4.04.2011

O meio caminho
















É minha ideia que bastará ter visto qualquer filme de Apichatpong Weerasethakul além de O Tio Boonmee que se Lembra das suas Vidas Anteriores – conheço Tropical Malady do dvd, maravilha absoluta –, para entender que a obra do tailandês serviu de trajecto de preparação para se chegar a este filme. Tudo é preparação, nada é permanente, tudo é caminho. Apichatpong usa de grande simplicidade de processos na representação de um universo onde os vários planos da vida se misturam; onde as leis daquilo que transcende a natureza (como a "conhecemos" – palavra perigosa – nós, ocidentais) atravessam para o plano da realidade, incitando à comunicação entre humanos, fantasmas e animais, seres isentos de hierarquia à luz da ordem de sucessivas reencarnações que a tudo preside.
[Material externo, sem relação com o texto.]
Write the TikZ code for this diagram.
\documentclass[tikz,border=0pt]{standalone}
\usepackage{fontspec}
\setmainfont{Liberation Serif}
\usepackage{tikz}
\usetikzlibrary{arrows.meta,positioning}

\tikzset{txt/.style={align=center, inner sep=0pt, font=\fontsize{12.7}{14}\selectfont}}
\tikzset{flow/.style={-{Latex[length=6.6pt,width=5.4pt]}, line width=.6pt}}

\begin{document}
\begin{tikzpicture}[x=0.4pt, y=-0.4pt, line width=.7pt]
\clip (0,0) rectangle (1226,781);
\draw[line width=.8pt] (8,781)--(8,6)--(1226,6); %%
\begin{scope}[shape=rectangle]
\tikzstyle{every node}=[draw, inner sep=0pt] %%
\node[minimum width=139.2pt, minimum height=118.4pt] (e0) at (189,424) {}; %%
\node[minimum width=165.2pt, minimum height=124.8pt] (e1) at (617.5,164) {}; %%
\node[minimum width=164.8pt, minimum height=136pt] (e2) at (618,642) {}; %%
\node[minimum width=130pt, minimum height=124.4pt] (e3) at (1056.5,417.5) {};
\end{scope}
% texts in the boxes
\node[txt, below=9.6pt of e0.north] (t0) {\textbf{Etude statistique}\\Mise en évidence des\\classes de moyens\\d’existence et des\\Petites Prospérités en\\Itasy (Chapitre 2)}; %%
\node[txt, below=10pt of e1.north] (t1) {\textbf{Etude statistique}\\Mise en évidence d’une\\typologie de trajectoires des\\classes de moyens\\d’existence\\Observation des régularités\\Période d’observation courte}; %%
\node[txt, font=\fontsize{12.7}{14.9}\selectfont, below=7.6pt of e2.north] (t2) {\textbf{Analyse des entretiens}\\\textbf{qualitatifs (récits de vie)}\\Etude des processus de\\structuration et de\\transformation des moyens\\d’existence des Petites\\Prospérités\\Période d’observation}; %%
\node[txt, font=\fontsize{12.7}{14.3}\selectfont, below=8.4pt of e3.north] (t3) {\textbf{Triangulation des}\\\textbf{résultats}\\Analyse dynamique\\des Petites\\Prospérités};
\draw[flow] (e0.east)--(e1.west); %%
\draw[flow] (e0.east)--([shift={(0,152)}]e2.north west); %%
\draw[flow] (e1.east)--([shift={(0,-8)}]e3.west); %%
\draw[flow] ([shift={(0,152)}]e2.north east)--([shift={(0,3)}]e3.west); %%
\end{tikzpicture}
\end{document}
O Tio Boonmee... é um objecto de expressividade impura e serena que segue os trabalhos de preparação para a morte do protagonista, entendida aqui como prolongamento da vida por outros meios, formas outras. É ao mesmo tempo banal, ingénuo, contemplativo, como ousado, primitivo e fascinante. A resistência em nos adaptarmos à fruição transcendental proposta pelo realizador; alguma rigidez mental que impede que lidemos com total abertura face aos sucessivos fenómenos representados no ecrã, pode querer dizer que nos encontramos ainda a meio do caminho. É que se entendermos o cinema como o lado de lá da experiência humana, Apichatpong Weerasethakul parece ter a intenção de trazer para os lados de cá e de lá um terceiro lado. Uma espécie de sonho desperto. Um admirável mundo alternativo.
Que efeito introduz um filme como O Tio Boonmee... na nossa realidade saturada de ruído? Será Apichatpong a moda actual das elites culturais que fazem opinião, ou uma reserva meditativa que aponta outra forma de nos ligarmos à vida (e aos filmes), àquilo que constitui os laços que a fortalecem e que se perpetuam: segundo Weerasethakul, no tempo eterno?